5Bethea D.M. The Shape of Apocalypse in Modern Russian Fiction. Princeton; New Jersey, 1989. P. 172.

6Не исключено, что автор романа «Человек-зверь» в свою очередь испытал воздействие «Анны Карениной»; во всяком случае, описание мертвой Флоры (девственницы, в отличие от «блудницы» Анны) напоминает соответствующий эпизод в романе Толстого: «На столе казармы бесстыдно растянутое посреди чужих окровавленное тело, еще полное недавней жизни; закинутая назад уцелевшая голова с своими тяжелыми косами и вьющимися волосами на висках, и на прелестном лице, с полуоткрытым румяным ртом, застывшее странное, жалкое в губах и ужасное в остановившихся незакрытых глазах выражение».

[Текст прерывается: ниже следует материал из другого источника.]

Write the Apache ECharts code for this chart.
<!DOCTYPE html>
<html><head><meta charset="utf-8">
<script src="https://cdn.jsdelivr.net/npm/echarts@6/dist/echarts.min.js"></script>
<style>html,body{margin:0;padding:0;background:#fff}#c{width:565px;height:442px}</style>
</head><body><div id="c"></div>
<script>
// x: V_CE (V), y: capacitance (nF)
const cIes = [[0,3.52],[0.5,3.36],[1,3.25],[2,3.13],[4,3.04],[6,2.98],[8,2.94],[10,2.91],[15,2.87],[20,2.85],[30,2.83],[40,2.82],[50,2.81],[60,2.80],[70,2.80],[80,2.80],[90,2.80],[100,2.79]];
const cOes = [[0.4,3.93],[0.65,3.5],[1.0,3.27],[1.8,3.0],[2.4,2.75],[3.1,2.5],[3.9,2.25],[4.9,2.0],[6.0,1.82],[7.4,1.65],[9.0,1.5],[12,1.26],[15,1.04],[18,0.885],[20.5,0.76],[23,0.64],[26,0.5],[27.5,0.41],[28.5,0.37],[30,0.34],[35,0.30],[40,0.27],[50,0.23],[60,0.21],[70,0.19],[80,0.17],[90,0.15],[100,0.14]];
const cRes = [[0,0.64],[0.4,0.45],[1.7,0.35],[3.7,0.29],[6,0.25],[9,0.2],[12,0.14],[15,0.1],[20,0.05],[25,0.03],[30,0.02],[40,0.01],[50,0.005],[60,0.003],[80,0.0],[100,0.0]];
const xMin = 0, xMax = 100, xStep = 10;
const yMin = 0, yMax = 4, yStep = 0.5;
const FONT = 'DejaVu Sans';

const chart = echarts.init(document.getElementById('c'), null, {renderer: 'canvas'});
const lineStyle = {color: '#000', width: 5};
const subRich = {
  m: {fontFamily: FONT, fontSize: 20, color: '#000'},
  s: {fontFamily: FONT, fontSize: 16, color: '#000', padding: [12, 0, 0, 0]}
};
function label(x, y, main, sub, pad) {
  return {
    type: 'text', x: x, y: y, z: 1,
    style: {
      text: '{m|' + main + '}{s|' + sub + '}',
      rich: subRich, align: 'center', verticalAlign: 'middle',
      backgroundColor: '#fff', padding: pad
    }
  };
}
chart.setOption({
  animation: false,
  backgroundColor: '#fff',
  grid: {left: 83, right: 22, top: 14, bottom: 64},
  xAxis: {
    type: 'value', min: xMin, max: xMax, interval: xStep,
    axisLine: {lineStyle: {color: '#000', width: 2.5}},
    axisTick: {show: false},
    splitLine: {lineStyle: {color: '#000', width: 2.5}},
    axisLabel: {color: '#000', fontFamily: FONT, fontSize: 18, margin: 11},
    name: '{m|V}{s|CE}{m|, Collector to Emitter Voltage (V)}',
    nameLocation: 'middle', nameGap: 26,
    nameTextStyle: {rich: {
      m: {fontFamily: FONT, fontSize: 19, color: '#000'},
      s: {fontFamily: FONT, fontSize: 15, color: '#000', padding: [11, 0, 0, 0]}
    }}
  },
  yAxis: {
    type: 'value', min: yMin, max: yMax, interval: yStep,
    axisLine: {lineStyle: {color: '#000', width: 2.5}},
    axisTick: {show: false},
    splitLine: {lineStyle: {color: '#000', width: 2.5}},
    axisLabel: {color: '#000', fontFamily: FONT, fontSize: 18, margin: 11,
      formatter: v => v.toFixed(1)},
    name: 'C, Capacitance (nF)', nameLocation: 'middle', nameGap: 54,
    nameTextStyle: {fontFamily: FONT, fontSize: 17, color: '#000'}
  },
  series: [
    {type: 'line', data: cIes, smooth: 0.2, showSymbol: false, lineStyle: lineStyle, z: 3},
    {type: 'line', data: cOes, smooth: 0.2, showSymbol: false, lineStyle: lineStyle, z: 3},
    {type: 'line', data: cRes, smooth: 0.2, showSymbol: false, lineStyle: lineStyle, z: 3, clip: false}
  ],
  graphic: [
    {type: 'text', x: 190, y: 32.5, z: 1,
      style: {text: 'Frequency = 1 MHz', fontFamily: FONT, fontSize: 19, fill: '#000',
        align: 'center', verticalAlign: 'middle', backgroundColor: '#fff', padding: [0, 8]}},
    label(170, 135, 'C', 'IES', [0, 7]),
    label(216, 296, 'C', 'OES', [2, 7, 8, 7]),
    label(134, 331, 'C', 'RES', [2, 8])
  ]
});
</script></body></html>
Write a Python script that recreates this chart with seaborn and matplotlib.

7Золя прямо сравнивает таинственный поезд с привидением. Забавно, что один из первых русских рецензентов романа «Человек-зверь» упрекал его авто­ра – как натуралиста – за неточность деталей, в частности за то, что столь длительный пробег неуправляемого паровоза абсолютно недостоверен с технической точки зрения (Матвеев П. Атавизм в современном французском романе: «La bête humaine» par E. Zola // Русский вестник. 1890, №  211).

8Геллер М. Андрей Платонов в поисках счастья. Париж, 1982. С. 190.

9Подробнее: Яблоков Е.А. На берегу неба (Роман Андрея Платонова «Чевенгур») СПб., 2001. С. 197.

10См.: Naiman E. et Nesbet A. Mise en abîme.